Eine Dame in Paris

Drama, Estland/Frankreich/Belgien 2012, 95 min

Eine Dame zieht sich beim Betreten einer Wohnung doch nicht die Schuhe aus! Doch Anne (Laine Mägi) ist keine Dame, sondern eine provinzielle Estin, die bei einer gut situierten alten Dame in Paris als Haushälterin beginnt. Anne hat mal Französisch studiert, kam aber bisher nie nach Frankreich. Sie heiratete im dunklen, schneereichen Estland, bekam Kinder und pflegte ihre demente Mutter bis zu deren Tod. Dann kommt das Angebot, die vor vielen Jahren nach Paris ausgewanderte Estin Frida zu pflegen.

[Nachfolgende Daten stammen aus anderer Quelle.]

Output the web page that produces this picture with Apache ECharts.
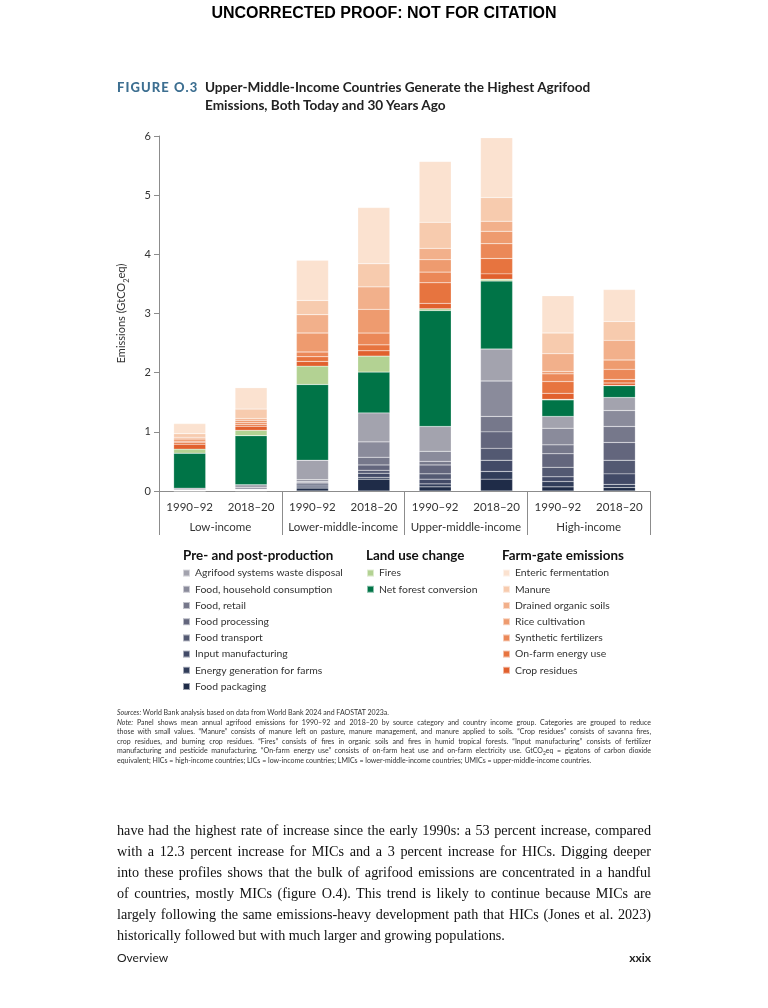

Und hier kommt die Dame, die große Dame des französischen Kinos: Frida wird von niemand geringerem gespielt als von Jeanne Moreau. Sie - inzwischen 85 Jahre alt - hat mit Antonioni, Truffaut, Ozon, Fassbinder und unzähligen weiteren Größen der Filmgeschichte gedreht. In diesem vergleichsweise kleinen Film des estnischen Regisseurs Ilmar Raag (»Klass«) gibt sie eine recht kratzbürstige Alte mit bewegter Vergangenheit. Als Anne sagt, sie könne mit keinem Mann schlafen, den sie nicht liebe, lacht Frida herzlich über so eine Einstellung. Fridas Tage bestehen inzwischen nur noch aus Tee und Croissants, und wenn Anne das Gebäck aus dem Supermarkt anstatt frisch vom Bäcker holt, ist Frida mächtig böse und gießt vor Annes Augen den Tee auf den Fußboden. Ganz zugänglich wird sie hingegen in Anwesenheit des viel jüngeren Stéphanes, ihres früheren Liebhabers. Er hat Anne eingestellt und besucht Frida gelegentlich. Ihr zu Ende gehendes Leben bereitet ihm große Probleme.
Altern, Einsamkeit und sich verändernde Beziehungen - darum geht es in diesem sehr leisen Film. Laine Mägi als Anne erinnert ein bisschen an Kati Outinen, die Stammschauspielerin von Aki Kaurismäki, wie sie scheu Paris erkundet, geduldig die Demütigungen Fridas erträgt und sich schließlich dagegen zur Wehr setzt. Denn: „Einsam zu sein, gibt Ihnen nicht das Recht, grausam zu sein!“ Da will sie aber eigentlich schon abreisen und Paris den Rücken kehren, obwohl sie sich auf ihre eigene, stille Art die Stadt und ihren Glanz angeeignet hat. Ihr kleiner Aufstand führt zu einer Art Happy End - einer engeren Bindung des ungleichen Trios. Und macht froh und traurig zugleich.